Given request> Retype the whole listing verbatim and keep the pictures out of it.

Data extract>

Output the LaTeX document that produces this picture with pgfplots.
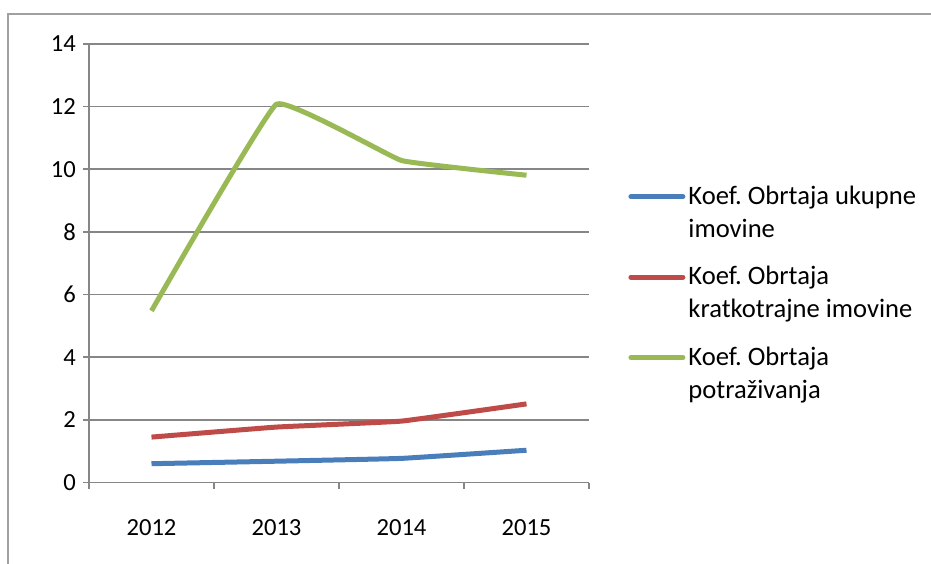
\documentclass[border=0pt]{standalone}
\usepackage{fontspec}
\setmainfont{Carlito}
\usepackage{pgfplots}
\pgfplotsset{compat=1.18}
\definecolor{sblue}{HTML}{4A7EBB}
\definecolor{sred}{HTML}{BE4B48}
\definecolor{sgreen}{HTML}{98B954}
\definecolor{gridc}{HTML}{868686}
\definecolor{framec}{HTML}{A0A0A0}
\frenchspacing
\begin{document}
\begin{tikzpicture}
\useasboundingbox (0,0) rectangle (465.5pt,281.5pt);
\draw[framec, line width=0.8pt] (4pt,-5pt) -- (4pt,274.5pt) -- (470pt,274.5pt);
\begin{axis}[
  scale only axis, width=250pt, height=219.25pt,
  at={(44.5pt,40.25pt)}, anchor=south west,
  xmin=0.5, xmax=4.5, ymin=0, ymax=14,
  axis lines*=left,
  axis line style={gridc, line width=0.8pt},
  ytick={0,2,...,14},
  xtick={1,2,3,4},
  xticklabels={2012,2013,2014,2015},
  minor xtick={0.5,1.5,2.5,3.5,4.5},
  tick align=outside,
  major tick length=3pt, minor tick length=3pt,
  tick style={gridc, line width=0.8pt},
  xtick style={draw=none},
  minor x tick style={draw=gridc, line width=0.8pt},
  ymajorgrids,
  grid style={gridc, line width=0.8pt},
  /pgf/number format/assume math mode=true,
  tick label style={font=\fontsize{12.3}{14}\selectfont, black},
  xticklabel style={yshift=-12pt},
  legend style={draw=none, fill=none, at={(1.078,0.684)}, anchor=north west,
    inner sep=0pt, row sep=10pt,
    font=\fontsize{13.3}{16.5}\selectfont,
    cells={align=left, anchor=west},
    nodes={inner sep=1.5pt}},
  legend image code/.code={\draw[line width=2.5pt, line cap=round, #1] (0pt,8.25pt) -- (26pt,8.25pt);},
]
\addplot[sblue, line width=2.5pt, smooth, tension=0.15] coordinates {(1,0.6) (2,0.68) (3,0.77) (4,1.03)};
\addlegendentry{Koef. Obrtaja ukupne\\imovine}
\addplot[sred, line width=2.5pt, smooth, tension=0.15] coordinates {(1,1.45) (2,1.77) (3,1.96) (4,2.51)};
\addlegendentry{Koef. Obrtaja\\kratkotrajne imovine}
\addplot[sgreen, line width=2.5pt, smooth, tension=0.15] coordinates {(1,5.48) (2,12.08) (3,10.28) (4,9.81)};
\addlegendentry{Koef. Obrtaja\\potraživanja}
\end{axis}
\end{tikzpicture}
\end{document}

Response to the task>
Output the LaTeX document that produces this picture with pgfplots.
\documentclass[border=0pt]{standalone}
\usepackage{fontspec}
\setmainfont{Carlito}
\usepackage{pgfplots}
\pgfplotsset{compat=1.18}
\definecolor{sblue}{HTML}{4A7EBB}
\definecolor{sred}{HTML}{BE4B48}
\definecolor{sgreen}{HTML}{98B954}
\definecolor{gridc}{HTML}{868686}
\definecolor{framec}{HTML}{A0A0A0}
\frenchspacing
\begin{document}
\begin{tikzpicture}
\useasboundingbox (0,0) rectangle (465.5pt,281.5pt);
\draw[framec, line width=0.8pt] (4pt,-5pt) -- (4pt,274.5pt) -- (470pt,274.5pt);
\begin{axis}[
  scale only axis, width=250pt, height=219.25pt,
  at={(44.5pt,40.25pt)}, anchor=south west,
  xmin=0.5, xmax=4.5, ymin=0, ymax=14,
  axis lines*=left,
  axis line style={gridc, line width=0.8pt},
  ytick={0,2,...,14},
  xtick={1,2,3,4},
  xticklabels={2012,2013,2014,2015},
  minor xtick={0.5,1.5,2.5,3.5,4.5},
  tick align=outside,
  major tick length=3pt, minor tick length=3pt,
  tick style={gridc, line width=0.8pt},
  xtick style={draw=none},
  minor x tick style={draw=gridc, line width=0.8pt},
  ymajorgrids,
  grid style={gridc, line width=0.8pt},
  /pgf/number format/assume math mode=true,
  tick label style={font=\fontsize{12.3}{14}\selectfont, black},
  xticklabel style={yshift=-12pt},
  legend style={draw=none, fill=none, at={(1.078,0.684)}, anchor=north west,
    inner sep=0pt, row sep=10pt,
    font=\fontsize{13.3}{16.5}\selectfont,
    cells={align=left, anchor=west},
    nodes={inner sep=1.5pt}},
  legend image code/.code={\draw[line width=2.5pt, line cap=round, #1] (0pt,8.25pt) -- (26pt,8.25pt);},
]
\addplot[sblue, line width=2.5pt, smooth, tension=0.15] coordinates {(1,0.6) (2,0.68) (3,0.77) (4,1.03)};
\addlegendentry{Koef. Obrtaja ukupne\\imovine}
\addplot[sred, line width=2.5pt, smooth, tension=0.15] coordinates {(1,1.45) (2,1.77) (3,1.96) (4,2.51)};
\addlegendentry{Koef. Obrtaja\\kratkotrajne imovine}
\addplot[sgreen, line width=2.5pt, smooth, tension=0.15] coordinates {(1,5.48) (2,12.08) (3,10.28) (4,9.81)};
\addlegendentry{Koef. Obrtaja\\potraživanja}
\end{axis}
\end{tikzpicture}
\end{document}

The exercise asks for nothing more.